Given exercise: Without the pictures, can you quote each line below exactly?

Data provided:
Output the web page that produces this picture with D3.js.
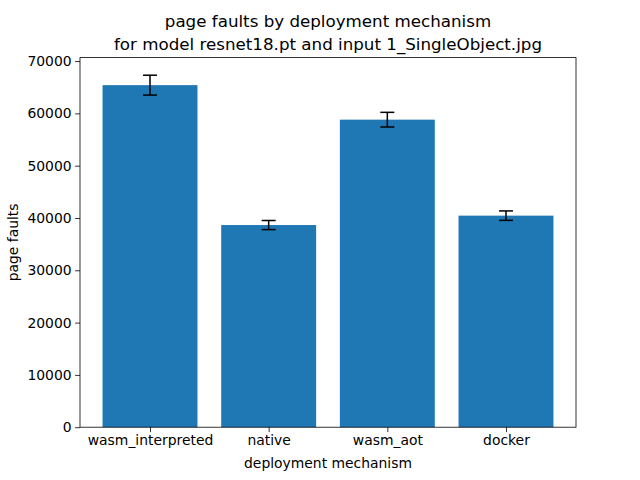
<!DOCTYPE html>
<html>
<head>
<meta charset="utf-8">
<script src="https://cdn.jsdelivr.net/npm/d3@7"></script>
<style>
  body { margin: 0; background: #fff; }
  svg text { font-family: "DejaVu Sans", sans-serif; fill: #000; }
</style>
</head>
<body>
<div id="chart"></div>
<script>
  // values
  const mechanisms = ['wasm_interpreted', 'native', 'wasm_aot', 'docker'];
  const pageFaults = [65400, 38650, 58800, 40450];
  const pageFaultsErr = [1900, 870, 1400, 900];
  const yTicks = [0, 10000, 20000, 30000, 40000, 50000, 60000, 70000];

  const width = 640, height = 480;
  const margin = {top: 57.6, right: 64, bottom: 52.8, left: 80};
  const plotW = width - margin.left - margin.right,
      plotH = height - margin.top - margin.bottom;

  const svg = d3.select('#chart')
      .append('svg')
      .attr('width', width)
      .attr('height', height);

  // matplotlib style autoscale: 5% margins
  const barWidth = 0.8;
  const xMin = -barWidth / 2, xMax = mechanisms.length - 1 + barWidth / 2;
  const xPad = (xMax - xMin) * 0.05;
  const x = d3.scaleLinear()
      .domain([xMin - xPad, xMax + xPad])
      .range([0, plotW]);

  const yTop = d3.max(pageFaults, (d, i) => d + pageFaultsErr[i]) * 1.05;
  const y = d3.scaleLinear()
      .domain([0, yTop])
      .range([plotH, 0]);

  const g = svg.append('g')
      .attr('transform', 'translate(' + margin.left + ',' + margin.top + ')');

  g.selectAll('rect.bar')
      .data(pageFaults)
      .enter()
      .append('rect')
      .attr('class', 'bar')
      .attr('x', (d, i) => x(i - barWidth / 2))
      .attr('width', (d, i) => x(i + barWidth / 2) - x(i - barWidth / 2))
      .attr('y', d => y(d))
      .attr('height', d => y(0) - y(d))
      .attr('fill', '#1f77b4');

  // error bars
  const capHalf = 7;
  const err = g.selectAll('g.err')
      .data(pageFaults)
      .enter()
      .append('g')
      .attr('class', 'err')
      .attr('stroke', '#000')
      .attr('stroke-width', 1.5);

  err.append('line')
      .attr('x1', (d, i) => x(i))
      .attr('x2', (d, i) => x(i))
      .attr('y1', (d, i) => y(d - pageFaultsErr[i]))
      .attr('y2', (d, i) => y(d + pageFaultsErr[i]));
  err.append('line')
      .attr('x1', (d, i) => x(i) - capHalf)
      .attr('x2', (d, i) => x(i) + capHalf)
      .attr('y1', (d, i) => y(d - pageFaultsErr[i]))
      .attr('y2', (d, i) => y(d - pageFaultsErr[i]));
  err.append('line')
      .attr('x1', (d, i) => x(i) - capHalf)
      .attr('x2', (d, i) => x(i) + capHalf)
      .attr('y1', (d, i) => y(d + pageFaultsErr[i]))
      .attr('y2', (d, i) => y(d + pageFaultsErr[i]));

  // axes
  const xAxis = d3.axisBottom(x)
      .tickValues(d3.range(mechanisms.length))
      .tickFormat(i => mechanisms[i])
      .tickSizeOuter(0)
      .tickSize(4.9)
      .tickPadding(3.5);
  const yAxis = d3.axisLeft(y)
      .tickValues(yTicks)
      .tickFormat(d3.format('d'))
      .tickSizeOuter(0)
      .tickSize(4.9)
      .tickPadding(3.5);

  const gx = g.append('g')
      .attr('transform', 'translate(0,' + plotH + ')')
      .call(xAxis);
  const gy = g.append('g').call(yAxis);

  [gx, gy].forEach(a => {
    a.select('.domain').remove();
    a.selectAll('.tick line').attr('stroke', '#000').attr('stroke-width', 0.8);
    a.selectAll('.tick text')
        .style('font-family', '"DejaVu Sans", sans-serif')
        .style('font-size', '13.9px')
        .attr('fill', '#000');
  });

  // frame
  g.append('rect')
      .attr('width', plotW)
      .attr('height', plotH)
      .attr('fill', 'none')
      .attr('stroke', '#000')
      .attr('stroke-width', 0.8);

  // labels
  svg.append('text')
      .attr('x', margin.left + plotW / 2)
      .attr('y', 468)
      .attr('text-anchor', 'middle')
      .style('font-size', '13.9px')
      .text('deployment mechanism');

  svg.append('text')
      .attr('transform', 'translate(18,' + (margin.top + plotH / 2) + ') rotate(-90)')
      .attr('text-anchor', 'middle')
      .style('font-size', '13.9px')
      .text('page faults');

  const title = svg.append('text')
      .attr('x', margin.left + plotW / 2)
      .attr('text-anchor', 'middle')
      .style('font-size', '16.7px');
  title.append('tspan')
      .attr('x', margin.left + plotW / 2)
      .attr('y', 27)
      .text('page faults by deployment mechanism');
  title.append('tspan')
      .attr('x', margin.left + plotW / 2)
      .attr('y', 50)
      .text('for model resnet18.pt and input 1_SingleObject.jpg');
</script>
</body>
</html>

Complete answer:
Output the web page that produces this picture with D3.js.
<!DOCTYPE html>
<html>
<head>
<meta charset="utf-8">
<script src="https://cdn.jsdelivr.net/npm/d3@7"></script>
<style>
  body { margin: 0; background: #fff; }
  svg text { font-family: "DejaVu Sans", sans-serif; fill: #000; }
</style>
</head>
<body>
<div id="chart"></div>
<script>
  // values
  const mechanisms = ['wasm_interpreted', 'native', 'wasm_aot', 'docker'];
  const pageFaults = [65400, 38650, 58800, 40450];
  const pageFaultsErr = [1900, 870, 1400, 900];
  const yTicks = [0, 10000, 20000, 30000, 40000, 50000, 60000, 70000];

  const width = 640, height = 480;
  const margin = {top: 57.6, right: 64, bottom: 52.8, left: 80};
  const plotW = width - margin.left - margin.right,
      plotH = height - margin.top - margin.bottom;

  const svg = d3.select('#chart')
      .append('svg')
      .attr('width', width)
      .attr('height', height);

  // matplotlib style autoscale: 5% margins
  const barWidth = 0.8;
  const xMin = -barWidth / 2, xMax = mechanisms.length - 1 + barWidth / 2;
  const xPad = (xMax - xMin) * 0.05;
  const x = d3.scaleLinear()
      .domain([xMin - xPad, xMax + xPad])
      .range([0, plotW]);

  const yTop = d3.max(pageFaults, (d, i) => d + pageFaultsErr[i]) * 1.05;
  const y = d3.scaleLinear()
      .domain([0, yTop])
      .range([plotH, 0]);

  const g = svg.append('g')
      .attr('transform', 'translate(' + margin.left + ',' + margin.top + ')');

  g.selectAll('rect.bar')
      .data(pageFaults)
      .enter()
      .append('rect')
      .attr('class', 'bar')
      .attr('x', (d, i) => x(i - barWidth / 2))
      .attr('width', (d, i) => x(i + barWidth / 2) - x(i - barWidth / 2))
      .attr('y', d => y(d))
      .attr('height', d => y(0) - y(d))
      .attr('fill', '#1f77b4');

  // error bars
  const capHalf = 7;
  const err = g.selectAll('g.err')
      .data(pageFaults)
      .enter()
      .append('g')
      .attr('class', 'err')
      .attr('stroke', '#000')
      .attr('stroke-width', 1.5);

  err.append('line')
      .attr('x1', (d, i) => x(i))
      .attr('x2', (d, i) => x(i))
      .attr('y1', (d, i) => y(d - pageFaultsErr[i]))
      .attr('y2', (d, i) => y(d + pageFaultsErr[i]));
  err.append('line')
      .attr('x1', (d, i) => x(i) - capHalf)
      .attr('x2', (d, i) => x(i) + capHalf)
      .attr('y1', (d, i) => y(d - pageFaultsErr[i]))
      .attr('y2', (d, i) => y(d - pageFaultsErr[i]));
  err.append('line')
      .attr('x1', (d, i) => x(i) - capHalf)
      .attr('x2', (d, i) => x(i) + capHalf)
      .attr('y1', (d, i) => y(d + pageFaultsErr[i]))
      .attr('y2', (d, i) => y(d + pageFaultsErr[i]));

  // axes
  const xAxis = d3.axisBottom(x)
      .tickValues(d3.range(mechanisms.length))
      .tickFormat(i => mechanisms[i])
      .tickSizeOuter(0)
      .tickSize(4.9)
      .tickPadding(3.5);
  const yAxis = d3.axisLeft(y)
      .tickValues(yTicks)
      .tickFormat(d3.format('d'))
      .tickSizeOuter(0)
      .tickSize(4.9)
      .tickPadding(3.5);

  const gx = g.append('g')
      .attr('transform', 'translate(0,' + plotH + ')')
      .call(xAxis);
  const gy = g.append('g').call(yAxis);

  [gx, gy].forEach(a => {
    a.select('.domain').remove();
    a.selectAll('.tick line').attr('stroke', '#000').attr('stroke-width', 0.8);
    a.selectAll('.tick text')
        .style('font-family', '"DejaVu Sans", sans-serif')
        .style('font-size', '13.9px')
        .attr('fill', '#000');
  });

  // frame
  g.append('rect')
      .attr('width', plotW)
      .attr('height', plotH)
      .attr('fill', 'none')
      .attr('stroke', '#000')
      .attr('stroke-width', 0.8);

  // labels
  svg.append('text')
      .attr('x', margin.left + plotW / 2)
      .attr('y', 468)
      .attr('text-anchor', 'middle')
      .style('font-size', '13.9px')
      .text('deployment mechanism');

  svg.append('text')
      .attr('transform', 'translate(18,' + (margin.top + plotH / 2) + ') rotate(-90)')
      .attr('text-anchor', 'middle')
      .style('font-size', '13.9px')
      .text('page faults');

  const title = svg.append('text')
      .attr('x', margin.left + plotW / 2)
      .attr('text-anchor', 'middle')
      .style('font-size', '16.7px');
  title.append('tspan')
      .attr('x', margin.left + plotW / 2)
      .attr('y', 27)
      .text('page faults by deployment mechanism');
  title.append('tspan')
      .attr('x', margin.left + plotW / 2)
      .attr('y', 50)
      .text('for model resnet18.pt and input 1_SingleObject.jpg');
</script>
</body>
</html>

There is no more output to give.